When does the patient experience matter most? The simple answer is; when YOU are personally impacted. I can’t tell you how many times my team has encountered and reported lousy service conditions that were refuted with statements like, “That was one time.” Or “That isn’t normal.” Or my favorite, “That is an n of one.” If real life stories can’t ignite action or at least attention, what will? The truth is that when poor service happens to a VIP (however that is defined in your culture), stuff hits the fan quickly. And even though it may end with a positive outcome, the source of influence won’t go unnoticed among your staff.
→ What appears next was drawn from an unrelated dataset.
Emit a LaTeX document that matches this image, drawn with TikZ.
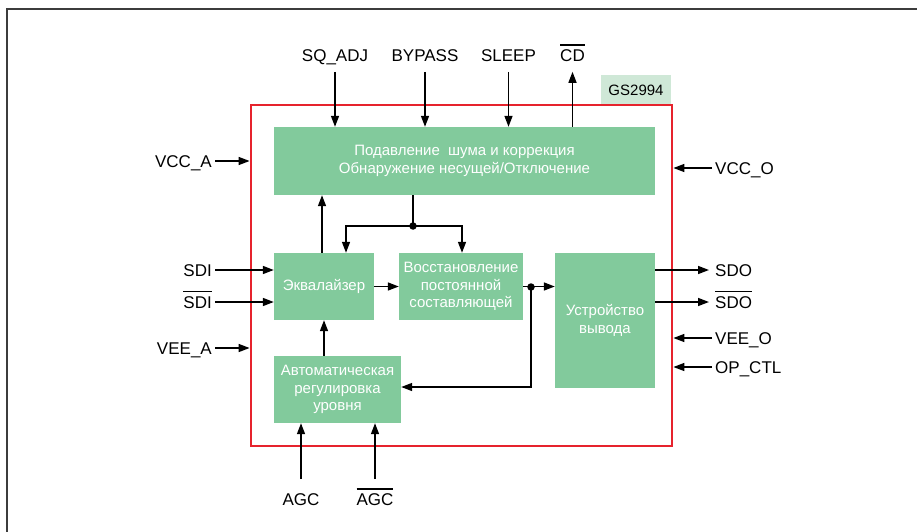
\documentclass[tikz,border=0pt]{standalone}
\usepackage{fontspec}
\setmainfont{Liberation Sans}
\usetikzlibrary{arrows.meta}
\definecolor{blockgreen}{RGB}{130,202,156}
\definecolor{lightgreen}{RGB}{207,232,215}
\definecolor{chipred}{RGB}{230,35,45}
\definecolor{framegray}{RGB}{60,60,60}
\newcommand\obar[1]{\vbox{\hrule height 1.3pt\kern 4pt\hbox{#1}}}
\begin{document}
\begin{tikzpicture}[x=1pt,y=-1pt,
  block/.style={fill=blockgreen, text=white, font=\fontsize{15}{17.5}\selectfont, align=center, inner sep=0pt, draw=none},
  lbl/.style={font=\fontsize{17}{20}\selectfont, inner sep=3pt, text height=12.2pt, text depth=0pt},
  arr/.style={line width=1.5pt, -{Triangle[length=11pt,width=8pt]}},
  wire/.style={line width=1.5pt},
  dot/.style={circle, fill=black, inner sep=0pt, minimum size=7.5pt}]
\useasboundingbox (0,0) rectangle (917,532);
% outer frame (L-shape)
\draw[framegray, line width=2.2pt] (7,532) -- (7,9) -- (917,9);
% chip outline
\node[draw=chipred, line width=2.8pt, minimum width=421pt, minimum height=341pt, inner sep=0pt] (chip) at (461.5,275.5) {};
\node[fill=lightgreen, minimum width=70pt, minimum height=29pt, inner sep=0pt, font=\fontsize{15}{18}\selectfont] (gs) at (636,90) {GS2994};
% blocks
\node[block, minimum width=381pt, minimum height=68pt] (top) at (464.5,161) {Подавление~ шума и коррекция\\Обнаружение несущей/Отключение};
\node[block, minimum width=100pt, minimum height=67pt] (eq) at (324,286.5) {Эквалайзер};
\node[block, minimum width=124pt, minimum height=67pt] (dc) at (461,286.5) {Восстановление\\постоянной\\составляющей};
\node[block, minimum width=127pt, minimum height=67pt] (agc) at (337.5,389.5) {Автоматическая\\регулировка\\уровня};
\node[block, minimum width=100pt, minimum height=135pt] (out) at (605,320.5) {Устройство\\вывода};
% top labels
\node[lbl] (sq) at (335,55.5) {SQ\_ADJ};
\node[lbl] (byp) at (425,55.5) {BYPASS};
\node[lbl] (slp) at (508.5,55.5) {SLEEP};
\node[lbl] (cd) at (572.5,55.5) {\obar{CD}};
\draw[arr] ([yshift=-7pt]sq.south) -- (sq.south |- top.north);
\draw[arr] ([yshift=-7pt]byp.south) -- (byp.south |- top.north);
\draw[arr] ([yshift=-7pt]slp.south) -- (slp.south |- top.north);
\draw[arr] (cd.south |- top.north) -- ([yshift=-7pt]cd.south);
% left labels
\node[lbl, anchor=east] (vcca) at (215,161) {VCC\_A};
\node[lbl, anchor=east] (sdi) at (215,270) {SDI};
\node[lbl, anchor=east] (sdin) at (215,302) {\obar{SDI}};
\node[lbl, anchor=east] (veea) at (215,348) {VEE\_A};
\draw[arr] (vcca.east) -- (vcca.east -| chip.west);
\draw[arr] (sdi.east) -- (sdi.east -| eq.west);
\draw[arr] (sdin.east) -- (sdin.east -| eq.west);
\draw[arr] (veea.east) -- (veea.east -| chip.west);
% right labels
\node[lbl, anchor=west] (vcco) at (712,168) {VCC\_O};
\node[lbl, anchor=west] (sdo) at (712,270) {SDO};
\node[lbl, anchor=west] (sdon) at (712,302) {\obar{SDO}};
\node[lbl, anchor=west] (veeo) at (712,338) {VEE\_O};
\node[lbl, anchor=west] (opctl) at (712,367) {OP\_CTL};
\draw[arr] (vcco.west) -- (vcco.west -| chip.east);
\draw[arr] (sdo.west -| out.east) -- ([xshift=-3pt]sdo.west);
\draw[arr] (sdon.west -| out.east) -- ([xshift=-3pt]sdon.west);
\draw[arr] (veeo.west) -- (veeo.west -| chip.east);
\draw[arr] (opctl.west) -- (opctl.west -| chip.east);
% bottom labels
\node[lbl] (agcl) at (301,499.5) {AGC};
\node[lbl] (agcn) at (375,499.5) {\obar{AGC}};
\draw[arr] ([yshift=11pt]agcl.north) -- (agcl.north |- agc.south);
\draw[arr] ([yshift=11pt]agcn.north) -- (agcn.north |- agc.south);
% internal connections
\coordinate (j1) at (413,226);
\coordinate (j2) at (531,287);
\draw[wire] (top.south -| j1) -- (j1);
\draw[arr] (j1) -| ([xshift=22pt]eq.north);
\draw[arr] (j1) -| ([xshift=1pt]dc.north);
\node[dot] at (j1) {};
\draw[arr] ([xshift=-2pt]eq.north) -- ([xshift=-2pt]eq.north |- top.south);
\draw[arr] (agc.north -| eq.south) -- (eq.south);
\draw[arr] (eq.east) -- (dc.west);
\draw[arr] (dc.east) -- (out.west |- dc.east);
\draw[arr] (j2) |- ([yshift=2.5pt]agc.east);
\node[dot] at (j2) {};
\end{tikzpicture}
\end{document}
A few weeks ago I was delivering the results of a culture assessment spotlighting less-than-desirable service situations. The executives literally rolled their eyes and scoffed at the information espousing the same dismissive comments cited above. Part of the same assessment revealed that the front line staff had been reporting poor service situations and nothing had been done. Yet within one week of our report, a board member was admitted to the hospital. His experience, although subpar, was nowhere near the level of what we had reported. Yet, because the board member was a VIP who talked with the CEO, swift action was taken to make necessary changes and shed light on the underlying processes.
Personally I was glad to see the team taking action. But the frontline staff was even more keenly aware that their comments and concerns were ignored until “someone that matters” spoke up.
This reminds me of the old adage that the squeaky wheel gets the grease. Does it take a loud squeaky wheel to get the grease in your organization? Or is it the gold-plated squeaky wheel that gets attention? If your organization espouses patient-centeredness then attention should be given to every patient, every concern, every time regardless of status.